Sur le contenu du message de Barack Obama à Kagamé
Comment peut-on exhorter un criminel de guerre à pouvoir cesser le soutien qu’il offre aux criminels qu’il constitue en milices ? C’est juste une façon de dire que derrière Kagamé, il y a ce pays, les USA, qui a orchestré cette guerre de basse intensité contre nous et qui ne serait pas prêt à couper la branche sur laquelle il est assis. S’il ose le faire, c’est qu’il a trouvé un remplaçant à Paul Kagamé qui pourrait poursuivre le sale boulot.
Sur les relations entre Kagamé et les USA
Les américains peuvent à tout moment changer leur fusil d’épaule. Dans leur mode de fonctionnement, ils donnent parfois l’impression de reculer mais souvent, c’est pour lieux sauter. S’ils ne trouvent pas mieux pour remplacer Kagamé, ils vont le garder tout en essayant de donner l’impression qu’ils l’ont désavoué. Les USA ont toujours été du côté des dictateurs qu’ils créent.
Sur la démarche de la CENCO
Chercher à créer une cohésion nationale autour de quelqu’un qui ne jouit pas d’une véritable légitimité politique, c’est s’engager sur une fausse piste… Du fait de la complicité entre le pouvoir de Kinshasa, Kampala et Kigali, donc l’Eglise catholique risque d’être accusée demain d’avoir participé au jeu auquel se livre Joseph Kabila., celui de l’émiettement de notre pays.
Sur le concept de cohésion nationale
Nos populations sont obligés de se référer à des radios étrangères pour avoir des bribes d’informations sur ce qui se passe dans notre pays. Autour de quoi allons-nous construire la cohésion nationale ?
Nos populations ne participent pas au partage des retombées de la gestion du pays. Il n’y a que le 1% des jouisseurs qui pour la plupart coopèrent avec le Rwanda, l’Ouganda et le M23 qui prennent l’essentiel du gâteau. Comment voulez-vous demander aux populations paupérisées et mourantes de pouvoir se mobiliser pour une cohésion nationale autour d’une question dont elles ne connaissent ni les tenants ni les aboutissants ?
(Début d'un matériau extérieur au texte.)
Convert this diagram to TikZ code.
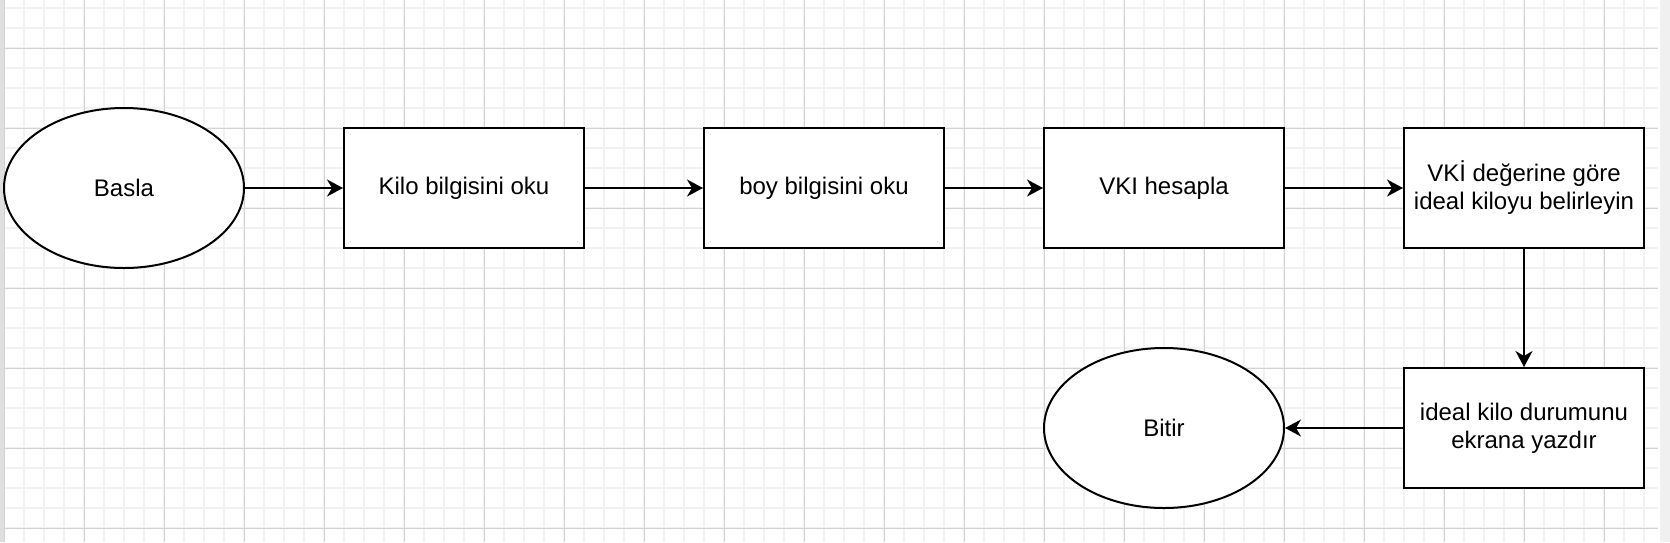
\documentclass[tikz,border=0pt]{standalone}
\usepackage{fontspec}
\setmainfont{Liberation Sans}
\usetikzlibrary{shapes.geometric,arrows.meta}

\tikzset{
  minorgrid/.style={gray!10,line width=0.75pt},
  majorgrid/.style={gray!35,line width=0.5pt},
  stepbox/.style={draw,line width=1pt,fill=white,minimum width=120pt,minimum height=60pt,
    inner sep=0pt,align=center,font=\fontsize{12}{14}\selectfont},
  terminal/.style={ellipse,draw,line width=1pt,fill=white,minimum width=120pt,minimum height=80pt,
    inner sep=0pt,font=\fontsize{12}{14}\selectfont},
  flow/.style={-{Stealth[length=8pt,width=8.5pt,inset=2.5pt]},line width=1pt}
}

\begin{document}
\begin{tikzpicture}[x=0.5pt,y=-0.5pt]
    \useasboundingbox (0,0) rectangle (1670,542);
    \fill[white] (0,0) rectangle (1670,542);
    \fill[gray!25] (0,0) rectangle (4,542);
    \fill[gray!12] (1660,0) rectangle (1670,542);
    % grid
    \foreach \x in {24,44,...,1644} \draw[minorgrid] (\x,0) -- (\x,542);
    \foreach \y in {8,28,...,542} \draw[minorgrid] (4,\y) -- (1658,\y);
    \foreach \x in {4,84,...,1604} \draw[majorgrid] (\x,0) -- (\x,542);
    \foreach \y in {48,128,...,528} \draw[majorgrid] (4,\y) -- (1658,\y);
    % flow
    \node[terminal] (basla) at (124,188) {Basla};
    \node[stepbox] (kilo) at (464,188) {Kilo bilgisini oku};
    \node[stepbox] (boy) at (824,188) {boy bilgisini oku};
    \node[stepbox] (vki) at (1164,188) {VKI hesapla};
    \node[stepbox] (ideal) at (1524,188) {VKİ değerine göre\\ideal kiloyu belirleyin};
    \node[stepbox] (yazdir) at (1524,428) {ideal kilo durumunu\\ekrana yazdır};
    \node[terminal] (bitir) at (1164,428) {Bitir};
    \draw[flow] (basla) -- (kilo);
    \draw[flow] (kilo) -- (boy);
    \draw[flow] (boy) -- (vki);
    \draw[flow] (vki) -- (ideal);
    \draw[flow] (ideal) -- (yazdir);
    \draw[flow] (yazdir) -- (bitir);
    % \draw[flow] (bitir.west) -- ++(-60,0);
\end{tikzpicture}
\end{document}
Sur ce qui est essentiel pour nous
Ce qui est essentiel pour nous, ce n’est pas ce théâtre de guerre à l’Est de notre pays. L’essentiel, c’est que nous puissions avoir ce qu’il nous faut pour jouir de notre souveraineté politique, économique et culturelle. Or ces messieurs qui sont au pouvoir à Kinshasa et qui disent qu’ils sont en guerre contre le Rwanda, l’Ouganda et le M23, ont déjà hypothéqué le pays, aux multinationales et à leurs parrains.
Sur la stratégie de Kabila et du pouvoir de Kinshasa
Ils vous créent une guerre, ils vous tiennent un discours que vous pouvez avaler facilement, pour pouvoir s’imposer sur vous et poursuivre leurs macabres besognes, c’est-à-dire : vendre le pays, le piller à moindre frais, tuer et violer, s’enrichir illégalement et illégitimement et plonger des masses entières de nos populations dans une misère qui ne dit pas son nom.
Sur le caractère multinational du Congo
Il faudrait que nous nous rendions à l’évidence que si nous ne reconduisons pas la multi nationalité de notre pays, nous ne réussirons pas à en faire un Etat aussi centralisé que nous le voulons. Et que le Congo ne peut s’épanouir qu’à partir de la reconstitution et l’autonomisation de ces multi nations et de leur fédération autour des valeurs et des règles partagées ensemble.
Sur le manque d’informations des médias congolais sur les enjeux du pays
C’est une façon d’exclure nos populations de l’information pouvant contribuer à la naissance d’un esprit critique, pour que le 1% auquel appartiennent la plupart des politiques congolais, de la soi-disant majorité présidentielle et de l’opposition, puisse à jamais régner sur nos masses populaires.
Sur le rôle du gouvernement congolais actuel
La conquête des cœurs et des esprits précède celle des terres. Quand vous réussissez à captiver les cœurs et les esprits des populations en les paupérisant spirituellement, mentalement, moralement, et même matériellement, vous réussissez facilement à pouvoir les piller, les dompter, les tuer et les exclure du partage du gâteau national. C’est ce que le gouvernement congolais actuel fait, appauvrir anthropologiquement nos populations pour qu’elles ne soient capable de réclamer quoique ce soit.
Sur le renversement des rapports de force
Nous avons besoin de la renaissance d’une autre classe politique qui pourrait comprendre qu’en essayant de créer ou recréer des lieux d’apprentissage en commun avec nos masses populaires que nous réussirons à renverser les rapports de force qui nous sont défavorables jusqu’à ce jour.